Here's a quick look at how I made each cup of hot chocolate.  I've included the recipes for the 2 homemade versions in the end.

Godiva mix: 

This one's as simple as it gets.  Two tablespoons to one cup of milk.  I've used whole, low fat, and skim milk with it and they are all welcomed in our house. 

Unsweetened cocoa powder:

I use my favorite, Pernigotti unsweetened cocoa powder, as the basis for the drink.
You can play around with the amount and porportion of cocoa powder and sugar when making your own mix.  And it's neat to make extra and stash away for next time.  I was too heavy handed with the cocoa powder in this case; I'd say for a good bet, start with 2 tablespoons of cocoa and 1 tablespoons of sugar to one cup of milk.  Stir a little of the warmed milk to the cocoa mix you just made to create a paste and then combine it with the rest of the milk and heat together.  Add a touch of vanilla extract at the end if you like.

Parisian hot chocolate:

To make one cup (which would be two servings), I used 2 ounces of bittersweet chocolate.
When the milk is warm, start whisking in the chocolate.  When the chocolate is melted, continue whisking on a low flame for several more minutes to thicken it.  I used about half a tablespoon of brown sugar to sweeten the drink at the end. 


Hot cocoa from scratch
- For 1 cup -

1 cup whole milk
2 tablespoons unsweetened cocoa powder
1 tablespoons sugar
Teeny pinch of salt
1/8 teaspoon vanilla extract, optional

Mix cocoa powder, sugar, and salt together in small bowl.  Warm milk in a saucepan.  Whisk a bit of the warmed milk into the cocoa powder mixture to make a paste.  Add paste to the rest of the milk and cook, whisking the mixture until combined, smooth, and hot.

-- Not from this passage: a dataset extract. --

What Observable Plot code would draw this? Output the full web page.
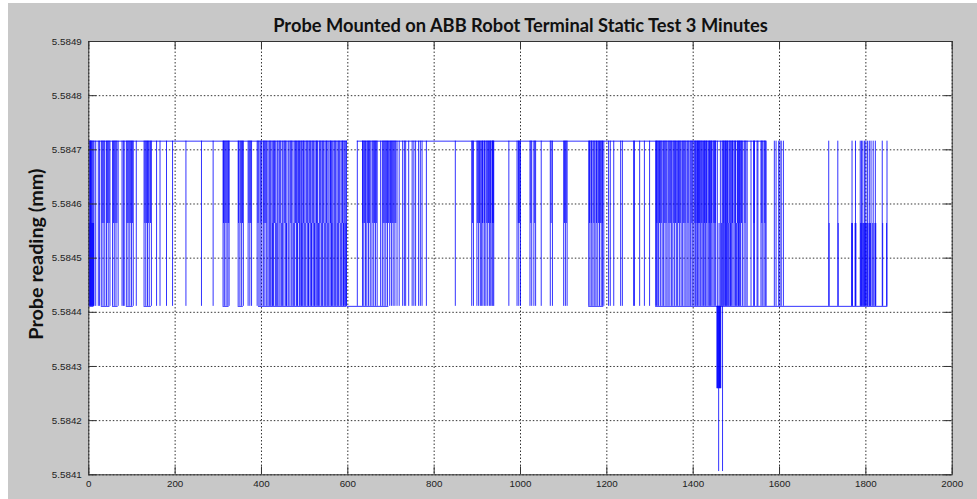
<!DOCTYPE html>
<html><head><meta charset="utf-8">
<script src="https://cdn.jsdelivr.net/npm/d3@7"></script>
<script src="https://cdn.jsdelivr.net/npm/@observablehq/plot@0.6"></script>
<style>
html,body{margin:0;padding:0;background:#fff;}
#wrap{width:977px;height:499px;background:#fff;padding:3px 0 0 8px;box-sizing:border-box;overflow:hidden;}
#wrap svg{display:block;max-width:none;}
</style></head><body><div id="wrap"></div>
<script>
const chartTitle = "Probe Mounted on ABB Robot Terminal Static Test 3 Minutes";
const yLabel = "Probe reading (mm)";
const xTicks = [0, 200, 400, 600, 800, 1000, 1200, 1400, 1600, 1800, 2000];
const yTicks = [5.5841, 5.5842, 5.5843, 5.5844, 5.5845, 5.5846, 5.5847, 5.5848, 5.5849];

// reading levels (mm)
const levelHigh = 5.584716;
const levelMid = 5.584564;
const levelLow = 5.584411;
const levelDip1 = 5.584259;
const levelDip2 = 5.584106;

// sample index ranges where the reading sits on a level
const highSegments = [[0, 599], [622, 1569]];
const lowSegments = [[2, 12], [29, 49], [55, 68], [87, 103], [128, 145], [311, 325], [346, 358], [393, 598], [599, 695], [1158, 1193], [1313, 1851]];

// sample indices of jumps spanning low <-> high
const fullStrokes = [2,4,6,8,10,12,16,22,25,29,33,37,41,45,49,55,59,63,68,77,80,82,87,91,95,99,103,110,128,132,136,140,145,157,165,180,194,225,261,288,311,314,318,322,325,346,350,354,358,369,373,377,390,394,397,401,405,408,412,
415,418,422,425,428,432,436,438,441,445,449,452,456,459,463,466,470,473,477,481,484,488,491,493,496,499,503,507,510,514,517,521,524,527,530,534,538,541,545,549,552,556,559,562,565,568,572,575,578,582,586,589,592,595,597,
622,634,637,641,644,648,652,656,660,664,668,676,680,684,688,692,697,701,705,709,714,719,727,731,734,741,749,753,757,764,768,772,782,
849,887,891,899,903,907,910,913,917,920,924,928,931,934,936,938,973,992,996,1000,1022,1026,1031,1035,1048,1069,1074,1100,1104,1108,1158,1161,1165,1168,1172,1175,1179,1183,1187,1190,1193,1204,1208,1216,1232,1236,1262,1264,1276,1287,1299,
1313,1315,1318,1320,1324,1328,1331,1335,1339,1342,1346,1350,1353,1357,1361,1364,1368,1372,1375,1379,1383,1386,1390,1393,1395,1399,1402,1405,1407,1410,1413,1416,1418,1421,1424,1427,1429,1432,1435,1438,1440,1443,1446,1449,1452,1456,1463,1467,1469,1472,1475,1477,1480,1483,1486,1489,1492,1495,1498,1502,1505,1508,1510,1514,1518,1522,1525,1534,1540,1542,1548,1550,1557,1560,1564,1567,1569,
1588,1592,1598,1601,1604,1609,
1714,1735,1768,1776,1787,1790,1793,1797,1800,1804,1808,1812,1817,1822,1838,1849];

// jumps spanning mid <-> high
const upperStrokes = [3,5,31,35,43,47,57,61,65,89,93,97,101,130,134,138,143,312,316,320,324,347,352,356,371,375,392,399,406,410,420,430,443,454,468,479,486,497,505,512,519,528,536,543,551,560,570,580,588,
635,639,646,650,658,662,666,682,686,690,694,699,703,707,711,
889,901,905,912,916,922,926,930,935,937,995,998,1024,1033,1071,1102,1106,1160,1164,1170,1176,1181,1185,1189,
1316,1322,1326,1333,1337,1344,1348,1355,1359,1366,1370,1377,1381,1388,1397,1404,1409,1412,1415,1420,1426,1431,1437,1442,1448,1451,1470,1474,1479,1485,1491,1497,1503,1507,1512,1520,1541,1559,1566];

// jumps spanning low <-> mid
const lowerStrokes = [1,3,5,7,9,11,420,426,434,447,458,475,483,494,501,509,516,523,532,540,547,554,563,570,577,584,590,596,
1460,1466,1471,1476,1481,1486,1500,1506,
1715,1736,1767,1769,1775,1777,1788,1791,1794,1796,1799,1802,1805,1809,1811,1816,1821,1823,1839,1848];

// downward dips below the low level
const dip1Strokes = [1455,1456,1457,1458,1460,1461,1462,1463,1464];
const dip2Strokes = [1459,1468];

const W = 969, H = 496, mL = 80.3, mR = 25.3, mT = 38, mB = 24.7;
const innerW = W - mL - mR, innerH = H - mT - mB;
const tickLen = 8;

const blue = "#0000ff";
const lineStyle = {stroke: blue, strokeWidth: 1, strokeOpacity: 0.8};
const axisColor = "#333";

const chart = Plot.plot({
  width: W,
  height: H,
  marginLeft: mL,
  marginRight: mR,
  marginTop: mT,
  marginBottom: mB,
  style: {background: "#c8c8c8", fontFamily: "'Liberation Sans', Arial, sans-serif", fontSize: "9.8px", color: "#222"},
  x: {domain: [0, 2000]},
  y: {domain: [5.5841, 5.5849]},
  marks: [
    Plot.frame({fill: "white", stroke: null}),
    Plot.gridX(xTicks, {stroke: "#000", strokeOpacity: 0.8, strokeDasharray: "1.5,2"}),
    Plot.gridY(yTicks, {stroke: "#000", strokeOpacity: 0.8, strokeDasharray: "1.5,2"}),
    Plot.ruleY(highSegments, {y: levelHigh, x1: d => d[0], x2: d => d[1], ...lineStyle}),
    Plot.ruleY(lowSegments, {y: levelLow, x1: d => d[0], x2: d => d[1], ...lineStyle}),
    Plot.ruleX(fullStrokes, {x: d => d, y1: levelLow, y2: levelHigh, ...lineStyle}),
    Plot.ruleX(upperStrokes, {x: d => d, y1: levelMid, y2: levelHigh, ...lineStyle}),
    Plot.ruleX(lowerStrokes, {x: d => d, y1: levelLow, y2: levelMid, ...lineStyle}),
    Plot.ruleX(dip1Strokes, {x: d => d, y1: levelDip1, y2: levelLow, ...lineStyle}),
    Plot.ruleX(dip2Strokes, {x: d => d, y1: levelDip2, y2: levelLow, ...lineStyle}),
    Plot.frame({stroke: axisColor, strokeWidth: 1}),
    // inward ticks on all four sides
    Plot.tickX(xTicks, {x: d => d, insetTop: innerH - tickLen, stroke: axisColor}),
    Plot.tickX(xTicks, {x: d => d, insetBottom: innerH - tickLen, stroke: axisColor}),
    Plot.tickY(yTicks, {y: d => d, insetRight: innerW - tickLen, stroke: axisColor}),
    Plot.tickY(yTicks, {y: d => d, insetLeft: innerW - tickLen, stroke: axisColor}),
    Plot.axisX(xTicks, {anchor: "bottom", tickSize: 0, tickPadding: 5, tickFormat: d => String(d), label: null, fill: "#222"}),
    Plot.axisY(yTicks, {anchor: "left", tickSize: 0, tickPadding: 7, tickFormat: d3.format(".4f"), label: null, fill: "#222"}),
    Plot.text([chartTitle], {text: d => d, frameAnchor: "top", dy: -10, lineAnchor: "bottom", fontSize: 18.3, fontWeight: "bold", fontFamily: "Lato, 'Open Sans', sans-serif", fill: "#111"}),
    Plot.text([yLabel], {text: d => d, frameAnchor: "left", textAnchor: "middle", dx: -52, dy: -4, rotate: -90, fontSize: 18, fontWeight: "bold", fontFamily: "Lato, 'Open Sans', sans-serif", fill: "#111"})
  ]
});
document.getElementById("wrap").appendChild(chart);
// the reference's y label is drawn slightly stretched along its length
d3.select(chart).selectAll("g[aria-label='text'] text").each(function() {
  const t = d3.select(this);
  if (t.text() === yLabel) t.attr("transform", (t.attr("transform") || "") + " scale(1.1,1)");
});
</script>
</body></html>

Remove from heat and stir in vanilla extract.

Parisian Hot Chocolate
Adapted from David Lebovitz

- For 2 small servings -

1 cup whole milk
2 ounces bittersweet chocolate, finely chopped
1 tablespoon of light brown sugar (or to taste)

Heat milk in a saucepan.  When milk is warmed, whisk in the chocolate until melted.  Continue cooking and whisking for several minutes on a low flame to thicken the drink.

Add brown sugar to sweeten, if necessary and to taste.  (The amount of sugar you want/need depends on the type of chocolate you use).